A little over a year ago, I received a call from Sana Britavsky, CEO of the Genesis Prize Foundation, and she said: “As a daughter of the Jewish people, Auschwitz is my symbol too. But being born in Ukraine, it is not my Holocaust story, nor that of a million other former-USSR Jews living in Israel. Nor is it the story of the 2.5 million Jews murdered in Eastern Europe. Our symbol is Babyn Yar."

Within 48 hours, essentially all of Kiev’s Jewry was obliterated in the Babyn Yar Massacre, known as the biggest mass massacre of the Holocaust, committed in the shortest period of time. Some 33,771 Jews, mainly women, children and the elderly, assembled near the Jewish cemetery by order of the Nazis just one day after they conquered the city. From there, they were taken to the Babyn Yar forest, stripped, lined up over the valley of death, murdered by gunfire and thrown in, covering the bodies of Jews murdered just seconds before them. Throughout the Nazi conquest, Babyn Yar continued to be a site of mass murder, a burial site for about 100,000 victims, mostly Jews – rendering Babyn Yar among the largest mass graves in Europe.

The story of the mass murders by gunfire and the mass graves was not a new one. It was mentioned in the history books, but public attention was never really focused on it, but rather on the German concentration camps in Poland, and the stories of the Eastern European Jews sent to their death in Poland were told extensively. The site at which 2.5 million Jews, 1.5 million in Ukraine alone, were murdered by gunfire, near their homes, and buried in thousands of mass graves throughout Eastern Europe – in Lithuania, Latvia, Romania, Belarus and Ukraine – never received worthy commemoration under the USSR regime or thereafter, and not without reason.

The Nazis began conquering the USSR and their eradication of the Jewish communities in 1941, going on for two years. When the Soviets liberated the area, and mainly after the war, Stalin implemented a policy prohibiting any mention of Jewish suffering during the war. To Stalin, it was millions of Soviet citizens who were killed in the great patriotic war, and the Holocaust could not be noted as a tragedy unique to the Jewish people.

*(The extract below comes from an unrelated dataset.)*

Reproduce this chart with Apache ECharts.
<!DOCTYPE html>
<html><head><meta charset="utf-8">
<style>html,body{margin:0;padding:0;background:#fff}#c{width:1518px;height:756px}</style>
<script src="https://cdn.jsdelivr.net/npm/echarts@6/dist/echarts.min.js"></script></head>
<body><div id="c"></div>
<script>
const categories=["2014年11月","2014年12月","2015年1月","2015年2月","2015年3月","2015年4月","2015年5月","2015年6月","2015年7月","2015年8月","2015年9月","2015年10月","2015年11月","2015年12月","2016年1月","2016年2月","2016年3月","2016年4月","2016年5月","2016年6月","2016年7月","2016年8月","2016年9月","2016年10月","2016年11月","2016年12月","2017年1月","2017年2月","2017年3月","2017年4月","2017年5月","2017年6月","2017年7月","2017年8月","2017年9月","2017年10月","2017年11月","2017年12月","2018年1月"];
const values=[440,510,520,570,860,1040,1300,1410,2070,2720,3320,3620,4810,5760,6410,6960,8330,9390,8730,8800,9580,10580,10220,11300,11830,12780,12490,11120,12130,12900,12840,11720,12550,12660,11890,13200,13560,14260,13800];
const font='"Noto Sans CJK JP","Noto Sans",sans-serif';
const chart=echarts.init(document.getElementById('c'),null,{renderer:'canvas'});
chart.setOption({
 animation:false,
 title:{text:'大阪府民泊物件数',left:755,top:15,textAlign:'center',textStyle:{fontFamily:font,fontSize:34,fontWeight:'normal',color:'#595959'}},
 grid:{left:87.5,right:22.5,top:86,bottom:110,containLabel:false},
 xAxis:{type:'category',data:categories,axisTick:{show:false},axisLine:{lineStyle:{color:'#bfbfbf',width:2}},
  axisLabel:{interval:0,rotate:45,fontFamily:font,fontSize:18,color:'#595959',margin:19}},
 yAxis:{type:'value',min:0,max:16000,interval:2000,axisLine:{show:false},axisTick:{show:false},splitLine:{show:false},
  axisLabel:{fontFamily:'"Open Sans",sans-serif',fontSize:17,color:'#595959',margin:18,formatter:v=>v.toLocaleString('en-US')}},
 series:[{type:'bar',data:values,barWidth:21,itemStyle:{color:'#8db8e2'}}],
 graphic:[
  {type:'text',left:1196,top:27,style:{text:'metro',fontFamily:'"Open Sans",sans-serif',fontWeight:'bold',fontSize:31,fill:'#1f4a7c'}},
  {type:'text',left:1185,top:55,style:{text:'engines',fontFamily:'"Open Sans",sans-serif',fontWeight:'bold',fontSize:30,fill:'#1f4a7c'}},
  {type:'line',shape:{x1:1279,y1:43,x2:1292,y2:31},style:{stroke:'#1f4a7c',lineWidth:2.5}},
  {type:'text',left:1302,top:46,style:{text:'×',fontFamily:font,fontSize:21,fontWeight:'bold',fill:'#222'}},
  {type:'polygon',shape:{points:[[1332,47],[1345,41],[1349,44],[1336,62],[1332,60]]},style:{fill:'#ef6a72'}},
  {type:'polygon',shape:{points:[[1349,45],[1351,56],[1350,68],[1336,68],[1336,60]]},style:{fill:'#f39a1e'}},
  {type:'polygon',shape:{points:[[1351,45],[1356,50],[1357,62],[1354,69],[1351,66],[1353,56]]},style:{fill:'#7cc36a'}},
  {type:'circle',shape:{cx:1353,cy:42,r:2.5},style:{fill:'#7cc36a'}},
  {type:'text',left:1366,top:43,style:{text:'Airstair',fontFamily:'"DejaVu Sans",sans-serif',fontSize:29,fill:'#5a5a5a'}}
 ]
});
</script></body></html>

Natan Sharansky, currently chairperson of the Babyn Yar Holocaust Memorial Center, describes the Jewish Holocaust of Eastern Europe a double crime: the crime of Jewish destruction executed by the German Nazis and the crime of silencing and erasing the memory, committed by the USSR under Stalin.

Thus, for decades, the stories of the Eastern European Jews were not published as they were held deep in the archives of the communist states. It is just in the past three decades, as the USSR was dissolved and independent states were established in Eastern Europe, that unearthing of such events began.

In 1961, Poet Yevgeny Yevtushenko wrote that there is no monument and memorial at Babyn Yar. And indeed, there was no worthy monument there until this year. Many attempts to establish a significant museum to tell the story of the Jews of Kiev, Ukraine and Eastern Europe failed throughout the years, time and time again, until now. The Holocaust Memorial Center, whose establishment has been accelerated in the recent year, thanks to support from Ukraine President Volodymyr Zelensky, is now becoming a reality in Babyn Yar. The compound consists of a line of monuments, including a symbolic synagogue, and anyone walking the grounds hears the prayers and the names of the many victims. In addition, an academic council was opened, archives in Eastern Europe were opened up to Center historians and new studies are being conducted. The Center also conducts educational programs about the massacre, both in and outside of Ukraine.

An official memorial service will take place at the site next week in the presence of Ukrainian President Volodymyr Zelensky, Israel President Isaac Herzog and German President Walter Steinmeier. Now, we can finally say that, 80 years after the Babyn Yar Massacre, there is a monument and memorial.

The author is a member of management of the International March of the Living and a senior advisor to the Babyn Yar Holocaust Memorial Center and to the Combat Antisemitism Movement.